Arash Massoudi: I had no background in finance until the financial crisis, which took place as I was finishing up university/graduate studies. At the time, my closest friends were going to work for Lehman Brothers for their summer internships. I chose to instead work for the campaign of a relatively unknown freshman US senator from Illinois. The world changed quickly with the financial crisis and Barack Obama was elected president amidst it. I spent two years in the US Commerce Department from 2009 until 2011, before joining the FT in London. Since then I have worked between London and New York, covering capital markets and deals.


What inspired the creation of the Due Diligence newsletter?

JFK: The higher-ups asked us to come up with a “product” for our premium subscribers. We thought the easiest way to achieve that, given the limited resources we had, was to create a newsletter that pooled together in a concise manner the best of the FT’s deals, private equity, hedge funds and corporate finance coverage. 

AM: We saw this as an opportunity to put together something that highlights the unrivalled and incredible breadth and depth of FT reporting from around the world on any given day. Sometimes that isn’t clear if you just scroll through the FT homepage or app. But read Due Diligence and you’ll see exactly what we mean. 

What sets Due Diligence apart from its competitors? What insights does the newsletter offer that readers can’t get elsewhere?
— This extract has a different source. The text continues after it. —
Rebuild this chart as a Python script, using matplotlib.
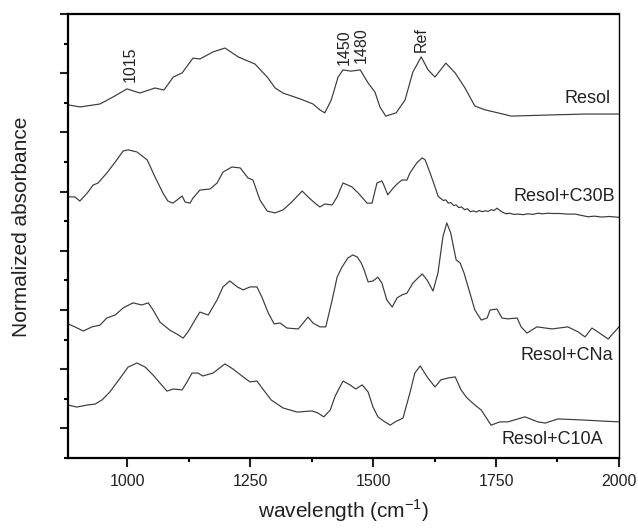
import matplotlib
matplotlib.use("Agg")
import matplotlib.pyplot as plt
from matplotlib.ticker import MultipleLocator

# stacked FTIR spectra (arbitrary units)
wn_resol = [880, 905, 945, 972, 1000, 1026, 1057, 1075, 1094, 1112, 1134, 1148, 1175, 1199,
            1226, 1260, 1285, 1301, 1317, 1352, 1378, 1392, 1402, 1415, 1429, 1439, 1455, 1474,
            1490, 1504, 1514, 1526, 1547, 1565, 1581, 1598, 1612, 1626, 1648, 1667, 1687, 1707,
            1728, 1754, 1781, 1862, 1931, 2000]
abs_resol = [11.93, 11.86, 11.96, 12.20, 12.47, 12.33, 12.50, 12.43, 12.87, 13.01, 13.51, 13.48,
             13.72, 13.85, 13.55, 13.31, 12.87, 12.50, 12.33, 12.13, 11.96, 11.76, 11.66, 12.09,
             12.87, 13.11, 13.07, 13.11, 12.67, 12.36, 11.86, 11.55, 11.66, 12.09, 13.04, 13.55,
             13.11, 12.87, 13.34, 13.01, 12.50, 11.89, 11.76, 11.66, 11.55, 11.59, 11.62, 11.62]

wn_c30b = [880, 894, 904, 919, 931, 941, 959, 976, 992, 1002, 1020, 1041, 1057, 1073, 1083, 1093,
           1102, 1112, 1118, 1128, 1134, 1148, 1169, 1183, 1195, 1213, 1230, 1246, 1256, 1270,
           1285, 1301, 1317, 1335, 1356, 1368, 1382, 1392, 1402, 1417, 1427, 1439, 1457, 1470,
           1488, 1498, 1508, 1518, 1522, 1530, 1541, 1551, 1559, 1569, 1575, 1589, 1600, 1606,
           1616, 1626, 1632, 1638, 1643, 1648, 1653, 1658, 1664, 1669, 1674, 1680, 1686, 1692,
           1698, 1704, 1710, 1716, 1722, 1728, 1734, 1740, 1746, 1752, 1758, 1764, 1770, 1778,
           1786, 1795, 1805, 1815, 1825, 1835, 1845, 1855, 1865, 1880, 1895, 1911, 1925, 1937,
           1950, 1965, 1980, 2000]
abs_c30b = [8.82, 8.82, 8.68, 8.95, 9.22, 9.29, 9.63, 10.00, 10.37, 10.41, 10.34, 10.07, 9.49,
            8.95, 8.68, 8.61, 8.72, 8.85, 8.65, 8.61, 8.78, 9.05, 9.09, 9.29, 9.66, 9.83, 9.80,
            9.46, 9.39, 8.72, 8.34, 8.28, 8.38, 8.65, 9.02, 8.82, 8.61, 8.48, 8.58, 8.55, 8.82,
            9.29, 9.16, 8.95, 8.61, 8.61, 9.29, 9.36, 9.22, 8.89, 9.12, 9.29, 9.39, 9.39, 9.63,
            9.97, 10.14, 10.07, 9.63, 9.16, 8.85, 8.76, 8.70, 8.72, 8.61, 8.63, 8.53, 8.55, 8.46,
            8.48, 8.39, 8.42, 8.32, 8.35, 8.31, 8.36, 8.32, 8.35, 8.33, 8.39, 8.36, 8.44, 8.36,
            8.30, 8.25, 8.27, 8.23, 8.24, 8.22, 8.25, 8.23, 8.27, 8.25, 8.27, 8.26, 8.26, 8.24,
            8.24, 8.19, 8.15, 8.17, 8.14, 8.16, 8.13]

wn_cna = [880, 894, 911, 929, 945, 959, 976, 992, 1012, 1030, 1043, 1053, 1067, 1087, 1104, 1114,
          1124, 1138, 1148, 1165, 1183, 1195, 1209, 1224, 1236, 1250, 1264, 1274, 1287, 1299,
          1311, 1325, 1348, 1358, 1368, 1378, 1392, 1404, 1417, 1427, 1437, 1449, 1459, 1468,
          1476, 1482, 1490, 1500, 1510, 1518, 1528, 1539, 1549, 1559, 1569, 1581, 1600, 1610,
          1622, 1632, 1642, 1650, 1658, 1669, 1677, 1685, 1697, 1707, 1720, 1732, 1738, 1752,
          1762, 1774, 1793, 1801, 1813, 1833, 1864, 1896, 1917, 1931, 1945, 1957, 1978, 2000]
abs_cna = [4.53, 4.43, 4.29, 4.43, 4.49, 4.73, 4.83, 5.07, 5.24, 5.17, 5.24, 5.00, 4.59, 4.32,
           4.16, 4.05, 4.26, 4.66, 4.93, 4.83, 5.34, 5.78, 5.98, 5.78, 5.68, 5.78, 5.78, 5.44,
           4.90, 4.53, 4.56, 4.39, 4.36, 4.56, 4.76, 4.56, 4.43, 4.43, 5.34, 6.11, 6.45, 6.76,
           6.86, 6.79, 6.59, 6.35, 5.95, 5.98, 6.11, 5.91, 5.34, 5.10, 5.41, 5.51, 5.57, 5.91,
           6.22, 6.01, 5.64, 6.25, 7.47, 7.94, 7.60, 6.69, 6.59, 6.25, 5.57, 5.00, 4.66, 4.73,
           5.00, 5.03, 4.73, 4.70, 4.73, 4.43, 4.22, 4.43, 4.36, 4.43, 4.26, 4.09, 4.39, 4.26,
           4.02, 4.43]

wn_c10a = [880, 898, 919, 935, 949, 965, 986, 1002, 1020, 1037, 1053, 1067, 1081, 1094, 1112,
           1122, 1132, 1144, 1154, 1175, 1199, 1215, 1236, 1250, 1264, 1276, 1293, 1317, 1346,
           1376, 1388, 1400, 1413, 1423, 1439, 1453, 1465, 1478, 1490, 1500, 1510, 1524, 1535,
           1545, 1561, 1575, 1585, 1596, 1610, 1626, 1638, 1652, 1667, 1679, 1691, 1707, 1720,
           1740, 1758, 1774, 1809, 1835, 1850, 1876, 1931, 1963, 2000]
abs_c10a = [1.79, 1.72, 1.79, 1.82, 1.96, 2.23, 2.70, 3.07, 3.21, 3.07, 2.80, 2.53, 2.26, 2.33,
            2.30, 2.57, 2.87, 2.87, 2.77, 2.87, 3.18, 3.01, 2.74, 2.57, 2.60, 2.33, 1.96, 1.69,
            1.55, 1.59, 1.52, 1.39, 1.62, 2.09, 2.60, 2.47, 2.33, 2.47, 2.23, 1.72, 1.39, 1.22,
            1.11, 1.22, 1.35, 2.20, 2.87, 3.11, 2.74, 2.40, 2.64, 2.70, 2.74, 2.30, 2.03, 1.79,
            1.62, 1.11, 1.22, 1.22, 1.39, 1.22, 1.18, 1.32, 1.28, 1.25, 1.22]

spectra = [(wn_resol, abs_resol), (wn_c30b, abs_c30b), (wn_cna, abs_cna), (wn_c10a, abs_c10a)]

sample_names = ["Resol", "Resol+C30B", "Resol+CNa", "Resol+C10A"]
name_x = [1982, 1992, 1988, 1967]
name_y = [12.13, 8.82, 3.45, 0.61]

band_labels = ["1015", "1450", "1480", "Ref"]
band_x = [1006, 1441, 1476, 1598]
band_y = [12.70, 13.28, 13.34, 13.72]

plt.rcParams["font.family"] = ["Liberation Sans", "DejaVu Sans"]
plt.rcParams["mathtext.fontset"] = "custom"
plt.rcParams["mathtext.rm"] = "Liberation Sans"

fig = plt.figure(figsize=(6.38, 5.28), dpi=100)
ax = fig.add_axes([0.1066, 0.1326, 0.8636, 0.8409])

for wn, a in spectra:
    ax.plot(wn, a, color="#3a3a3a", lw=0.85)

for name, x, y in zip(sample_names, name_x, name_y):
    ax.text(x, y, name, ha="right", va="center", fontsize=13, color="#222222")

for lab, x, y in zip(band_labels, band_x, band_y):
    ax.text(x, y, lab, rotation=90, ha="center", va="bottom", fontsize=11.5, color="#222222")

ax.set_xlim(880, 2000)
ax.set_ylim(0, 15)
ax.xaxis.set_major_locator(MultipleLocator(250))
ax.xaxis.set_minor_locator(MultipleLocator(125))
ax.set_yticks(range(1, 16, 2))
ax.set_yticks(range(0, 15, 2), minor=True)
ax.set_yticklabels([])

ax.tick_params(axis="both", which="major", direction="out", length=6, width=1.5,
               labelsize=11.5, pad=5, colors="#222222")
ax.tick_params(axis="both", which="minor", direction="out", length=3, width=1.5)
ax.tick_params(axis="x", which="major", length=6.5)

for side in ["left", "top", "bottom"]:
    ax.spines[side].set_linewidth(1.6)
ax.spines["right"].set_linewidth(1.0)

ax.set_xlabel("wavelength (cm$^{\\mathrm{-1}}$)", fontsize=15, labelpad=6, color="#222222")
ax.set_ylabel("Normalized absorbance", fontsize=15, color="#222222")
ax.yaxis.set_label_coords(-0.068, 0.52)

fig.savefig("out.png", dpi=100)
AM: There simply is no global briefing on corporate finance, private equity and M&A that is more comprehensive than Due Diligence. There are several very good US-focused newsletters, but there is nothing that has the scope and reach of our global network. That allows us to pull together the best scoops or features that ourselves or our colleagues write and let you hear straight from them in a captivating way. 

JFK: We have our own, distinct voice, which sets us apart from the rest of the lot as well as from the rest of the FT. We tend to be more casual and a little tongue-and-cheek. The goal is to connect with our readers in a more intimate and personal manner. Given that our subscriber base keeps growing, it seems like readers like it. 
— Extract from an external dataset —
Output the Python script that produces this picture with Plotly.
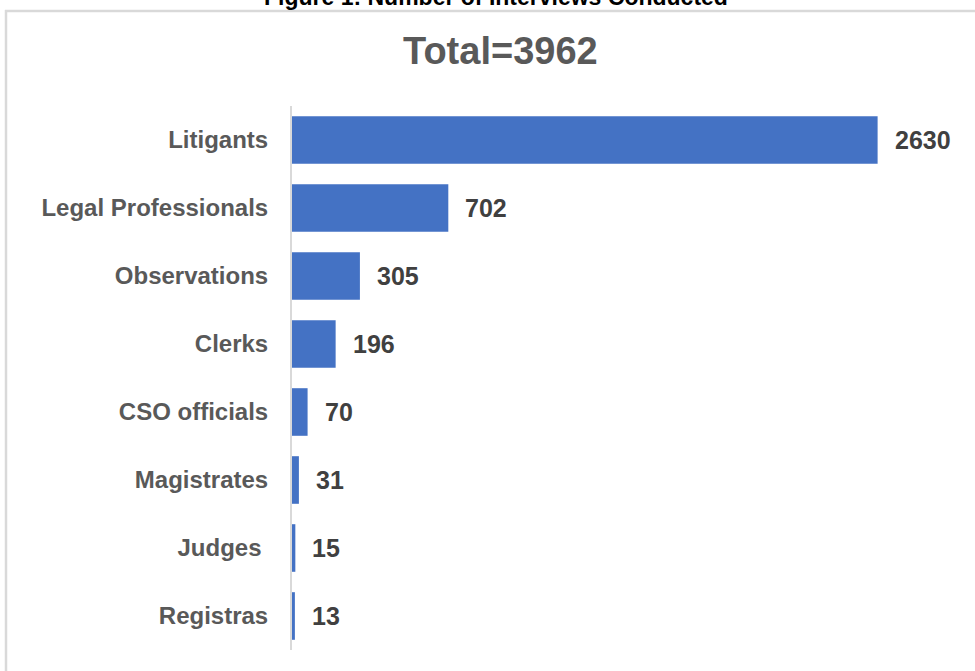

There simply is no global briefing on corporate finance, private equity and M&A that is more comprehensive than Due Diligence.

Arash MassoudiCorporate finance and deals editor

How do the Due Diligence writers function as a team to connect insights from across the globe?

JFK: The truth is that, with the exception of Ortenca Aliaj (a Due Diligence-dedicated reporter and producer), we don’t have an actual Due Diligence team. Arash and I are ultimately responsible for our daily output, but it wouldn’t be possible to produce Due Diligence without the support of many of our colleagues around the world. That begins with our colleagues at the FT who cover private equity, hedge funds and capital markets. 

The newsletter also helps create a virtuous circle, given that we can influence the way people think about certain deals or developments in a deal situation. As a result, contacts get in touch with us, and there is a network effect that makes our reporting even stronger and better sourced. 

AM: Each day, our colleagues in Asia flag the most important stories in the region, and then hand the baton off to London which hands off to New York. The production cycle functions just like that of the FT. As a result, there is a good level of shared knowledge about what we are each working on and what the most important stories are around the world. That is invaluable when James and I are making decisions over what we should prioritise and emphasise in the newsletter. 


How do you see the uncertain political landscape impacting the world of M&A? Are there any trends or stories that readers should look out for in the coming months?

JFK: Geopolitical instability due to the US-China trade war, as well as the global rise of populist movements and the growing fears of a new recession are likely to hit M&A in upcoming years. But that doesn’t mean dealmaking is over. The uncertain world we live in will push some executive to take big wild bets that will stun the world. 

AM: Exactly what James said. However, money is available at what remain as historically low borrowing rates, so the risk-addicted dealmakers will not stop until that changes. That is why you are seeing so many private equity buyouts at the moment or debt-fuelled takeovers. 

How do you think financial professionals can benefit from regularly reading Due Diligence? In what ways can the newsletter be used in their day-to-day business?

JFK: Our core audience are young professionals and C-suite executives. The pitch is simple. If you are a junior employee, Due Diligence will help you get up to speed and impress your boss before a meeting. If you are a top executive, Due Diligence is the one stop shop to get you up to speed, and make sure you are not blindsided by your subordinates. 

AM: It does seem that our readers skew between the new to industry and titans of industry. We hope companies can continue to find ways to introduce newsletter to those in the middle of the organisation. They are often the workhorses in any company and perhaps have most demands on their time. It seems important to us that those middle-management/mid-level employees are getting the best possible information to make decisions and grow within their companies. 

If you are a junior employee, Due Diligence will help you get up to speed and impress your boss before a meeting. If you are a top executive, Due Diligence is the one stop shop to get you up to speed, and make sure you are not blindsided by your subordinates.

James Fontanella-KhanUS corporate finance and deals editor

Are there any plans to further enhance Due Diligence for the remainder of 2019, and into 2020?

JFK: Absolutely. We have launched DD Forum in the UK and will soon do so with a separate programme in the US. The goal is to expand Due Diligence with a new members-only forum from The 125 for professionals interested in M&A, private equity and corporate strategy. Plus we are considering ways to add a fifth edition of Due Diligence. Watch this space.